Gaobeidian Railway City is jaw-dropping, showing how to scale energy efficient building.
A year ago I asked Should we just stop flying to conferences? Concern about the carbon footprint of flying is one of the reasons I didn't attend the recent Passive House International conference in Gaobeidian, China. (Haven't heard of Passive House? Here's an explanation.)
Monte Paulsen, Passive House expert at RDH, did attend the conference and shared his photos of Gaobeidian Railway City with me, and the scale of this project made my jaw drop. It's the largest Passive House project in the world, a mix of housing, offices and retail. Michael Ingui of the Passive House Accelerator was there and describes the Passive House Megaproject:
This single project totals 330,000 square meters (3,552,100 square feet) of certified Passive House buildings—8 high rises, 12 multifamily buildings, and 6 villas—a figure that rivals the total square footage of all Passive House projects built in North America to date. Astonishing. This is the sort of scale and speed that we need to adopt everywhere to slash operational carbon emissions quickly enough to avert climate catastrophe.
Bronwyn Barry of the North American Passive House Network was there as well, and told Ingui: "China is really showing that passive house is truly international and scalable. I came here skeptical and am leaving incredibly impressed."
I am pretty impressed just looking at the photographs, but the entire Passive House industry in China is mind-boggling, with 73 different companies making windows to Passive House standards.
When I was in China, I was told that almost every apartment is basically a three-bedroom design; one for the parents, one for the child, and one for grandma. These look rather generous, and like most Chinese apartments, they have a separated kitchen with a closed door.
Chinese cooking creates a lot of steam and smoke in a short time, so they need a powerful exhaust fan with makeup air. Here, the two gas burners are on the outside wall for the makeup air inlet, with the hood exhausting into a common shaft.
In North America, it is more efficient to have combined mechanical systems like central chillers or, in Passive House buildings, shared Heat Recovery Ventilators. In China, everyone wants to own their own equipment because of worries about maintenance of common services. This means every single unit has its own HRV that needs filter changes, and its own heat pump on its own little heat pump balcony.

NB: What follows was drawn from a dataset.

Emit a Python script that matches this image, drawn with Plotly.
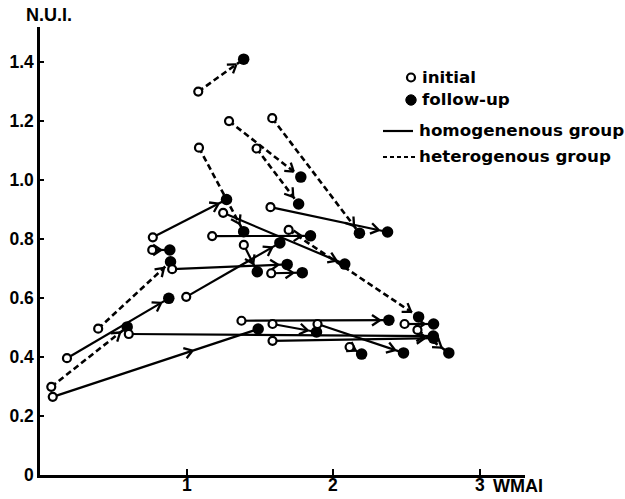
import math
import plotly.graph_objects as go

# ---------------- data (WMAI, N.U.I.) ----------------
# heterogenous group (dashed): initial -> follow-up
het_init_x = [1.08, 1.29, 1.585, 1.085, 1.478, 1.697, 0.397, 0.077, 2.576]
het_init_y = [1.30, 1.20, 1.21, 1.11, 1.107, 0.831, 0.496, 0.299, 0.492]
het_fol_x = [1.39, 1.78, 2.18, 1.39, 1.765, 2.584, 0.891, 0.595, 2.79]
het_fol_y = [1.41, 1.01, 0.82, 0.825, 0.919, 0.536, 0.723, 0.502, 0.414]

# homogenenous group (solid): initial -> follow-up
hom_init_x = [0.77, 1.25, 1.175, 0.998, 1.391, 0.766, 0.902, 1.578, 0.184,
              0.087, 0.606, 1.375, 1.573, 1.587, 1.894, 2.113, 1.587, 2.488]
hom_init_y = [0.806, 0.889, 0.81, 0.604, 0.78, 0.763, 0.698, 0.684, 0.396,
              0.265, 0.478, 0.523, 0.908, 0.512, 0.512, 0.434, 0.455, 0.512]
hom_fol_x = [1.273, 2.08, 1.846, 1.637, 1.483, 0.886, 1.687, 1.79, 0.879,
             1.489, 2.684, 2.381, 2.372, 1.887, 2.481, 2.195, 2.686, 2.686]
hom_fol_y = [0.934, 0.715, 0.811, 0.787, 0.689, 0.763, 0.714, 0.686, 0.599,
             0.495, 0.471, 0.525, 0.824, 0.485, 0.414, 0.41, 0.464, 0.512]
hom_mid_arrow = [9]   # pair whose arrowhead sits along the line

y_tick_vals = [0, 0.2, 0.4, 0.6, 0.8, 1.0, 1.2, 1.4]
y_tick_text = ["0", "0.2", "0.4", "0.6", "0.8", "1.0", "1.2", "1.4"]
x_tick_vals = [1, 2, 3]
x_tick_text = ["1", "2", "3"]

# ---------------- layout geometry ----------------
W, H = 625, 499
ML, MR, MT, MB = 40, 100, 27, 24
XR = [0, 3.31]
YR = [0, 1.519]
KX = (W - ML - MR) / (XR[1] - XR[0])   # px per x unit
KY = (H - MT - MB) / (YR[1] - YR[0])   # px per y unit

GAP = 9.0     # px between arrow tip and follow-up centre
ARM = 9.5     # arrow arm length px
ANG = math.radians(34)


def arrows(x0s, y0s, x1s, y1s, mids=()):
    ax, ay = [], []
    for i, (x0, y0, x1, y1) in enumerate(zip(x0s, y0s, x1s, y1s)):
        dxp = (x1 - x0) * KX
        dyp = (y1 - y0) * KY
        L = math.hypot(dxp, dyp)
        ux, uy = dxp / L, dyp / L
        if i in mids:
            tpx = 0.68 * L
        else:
            tpx = max(L - GAP, L * 0.5)
        tx = x0 + ux * tpx / KX
        ty = y0 + uy * tpx / KY
        for s in (1, -1):
            c, sn = math.cos(s * ANG), math.sin(s * ANG)
            bx, by = -ux, -uy
            rx = bx * c - by * sn
            ry = bx * sn + by * c
            ax.append(tx + rx * ARM / KX)
            ay.append(ty + ry * ARM / KY)
            ax.append(tx)
            ay.append(ty)
            ax.append(None)
            ay.append(None)
    return ax, ay


def segs(x0s, y0s, x1s, y1s):
    xs, ys = [], []
    for x0, y0, x1, y1 in zip(x0s, y0s, x1s, y1s):
        xs += [x0, x1, None]
        ys += [y0, y1, None]
    return xs, ys


fig = go.Figure()

hx, hy = segs(hom_init_x, hom_init_y, hom_fol_x, hom_fol_y)
fig.add_trace(go.Scatter(x=hx, y=hy, mode="lines",
                         line=dict(color="black", width=2.2), hoverinfo="skip"))
tx, ty = segs(het_init_x, het_init_y, het_fol_x, het_fol_y)
fig.add_trace(go.Scatter(x=tx, y=ty, mode="lines",
                         line=dict(color="black", width=2.6, dash="6px,3.5px"),
                         hoverinfo="skip"))

a1x, a1y = arrows(hom_init_x, hom_init_y, hom_fol_x, hom_fol_y, hom_mid_arrow)
a2x, a2y = arrows(het_init_x, het_init_y, het_fol_x, het_fol_y)
fig.add_trace(go.Scatter(x=a1x + a2x, y=a1y + a2y, mode="lines",
                         line=dict(color="black", width=2.3), hoverinfo="skip"))

fig.add_trace(go.Scatter(x=hom_fol_x + het_fol_x, y=hom_fol_y + het_fol_y,
                         mode="markers",
                         marker=dict(symbol="circle", size=11.5, color="black"),
                         hoverinfo="skip"))
fig.add_trace(go.Scatter(x=hom_init_x + het_init_x, y=hom_init_y + het_init_y,
                         mode="markers",
                         marker=dict(symbol="circle", size=8, color="white",
                                     line=dict(color="black", width=2.2)),
                         hoverinfo="skip"))


def px2paper(px, py):
    return (px - ML) / (W - ML - MR), (H - MB - py) / (H - MT - MB)


shapes = []
# legend symbols
cx, cy = px2paper(411, 77.5)
r = 4.0
shapes.append(dict(type="circle", xref="paper", yref="paper",
                   x0=cx - r / (W - ML - MR), x1=cx + r / (W - ML - MR),
                   y0=cy - r / (H - MT - MB), y1=cy + r / (H - MT - MB),
                   line=dict(color="black", width=2.2), fillcolor="white"))
cx, cy = px2paper(411, 100)
r = 5.2
shapes.append(dict(type="circle", xref="paper", yref="paper",
                   x0=cx - r / (W - ML - MR), x1=cx + r / (W - ML - MR),
                   y0=cy - r / (H - MT - MB), y1=cy + r / (H - MT - MB),
                   line=dict(color="black", width=1), fillcolor="black"))
x0p, y0p = px2paper(383, 131)
x1p, _ = px2paper(413, 131)
shapes.append(dict(type="line", xref="paper", yref="paper", x0=x0p, x1=x1p,
                   y0=y0p, y1=y0p, line=dict(color="black", width=2.2)))
x0p, y0p = px2paper(383, 157)
x1p, _ = px2paper(415, 157)
shapes.append(dict(type="line", xref="paper", yref="paper", x0=x0p, x1=x1p,
                   y0=y0p, y1=y0p, line=dict(color="black", width=2.2, dash="4px,3px")))

LF = dict(family="DejaVu Sans", size=16.7, color="black", weight="bold")
annotations = []
for text, px, py in [("initial", 420, 77), ("follow-up", 420, 99),
                     ("homogenenous group", 417, 130),
                     ("heterogenous group", 417, 156)]:
    xp, yp = px2paper(px, py)
    annotations.append(dict(text=text, x=xp, y=yp, xref="paper", yref="paper",
                            xanchor="left", yanchor="middle", showarrow=False,
                            font=LF))
AF = dict(family="Liberation Sans", size=18, color="black", weight="bold")
xp, yp = px2paper(24, 15)
annotations.append(dict(text="N.U.I.", x=xp, y=yp, xref="paper", yref="paper",
                        xanchor="left", yanchor="middle", showarrow=False, font=AF))
xp, yp = px2paper(491, 486)
annotations.append(dict(text="WMAI", x=xp, y=yp, xref="paper", yref="paper",
                        xanchor="left", yanchor="middle", showarrow=False, font=AF))

TF = dict(family="Liberation Sans", size=17.5, color="black", weight="bold")
# x tick labels as text placed just under the axis
_, ylab = px2paper(0, 485)
for v, t in zip(x_tick_vals, x_tick_text):
    annotations.append(dict(text=t, x=v, y=ylab, xref="x", yref="paper",
                            xanchor="center", yanchor="middle", showarrow=False,
                            font=TF))

fig.update_layout(
    width=W, height=H, margin=dict(l=ML, r=MR, t=MT, b=MB),
    paper_bgcolor="white", plot_bgcolor="white", showlegend=False,
    shapes=shapes, annotations=annotations,
    xaxis=dict(range=XR, showgrid=False, zeroline=False, showline=True,
               linecolor="black", linewidth=2.5, tickvals=x_tick_vals,
               showticklabels=False, ticks="inside", ticklen=6, tickwidth=2,
               tickcolor="black", automargin=False),
    yaxis=dict(range=YR, showgrid=False, zeroline=False, showline=True,
               linecolor="black", linewidth=2.5, tickvals=y_tick_vals,
               ticktext=y_tick_text, ticks="inside", ticklen=4, tickwidth=2,
               tickcolor="black", tickfont=TF, automargin=False),
)

fig.write_html("out.html")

This is not as energy efficient but at least, when they are building to Passive House standard, each unit is using far less energy, and the market has responded by making very small, very efficient equipment. They even have these pancake HRVs that fit in the kitchen ceiling.
Passive house designs have filtered air inside, which is pretty much a must in China where the outside air can be so awful. It's nice that their thermostats don't just tell the temperature but also the PM2.5 and CO2 counts.
I know, we shouldn't be flying to conferences. TreeHugger's Katherine even wants to take away my frequent flyer points. But I cannot help thinking that if an Airbus 380 full of people in the building industry, in politics, in the buildings departments, and in architects' offices could see that Passive House can scale like this, that it can be done quickly and affordably, and how much carbon can be saved by building Passive House at these kinds of densities, walking distance from train stations, it might be worth the carbon footprint of the trip.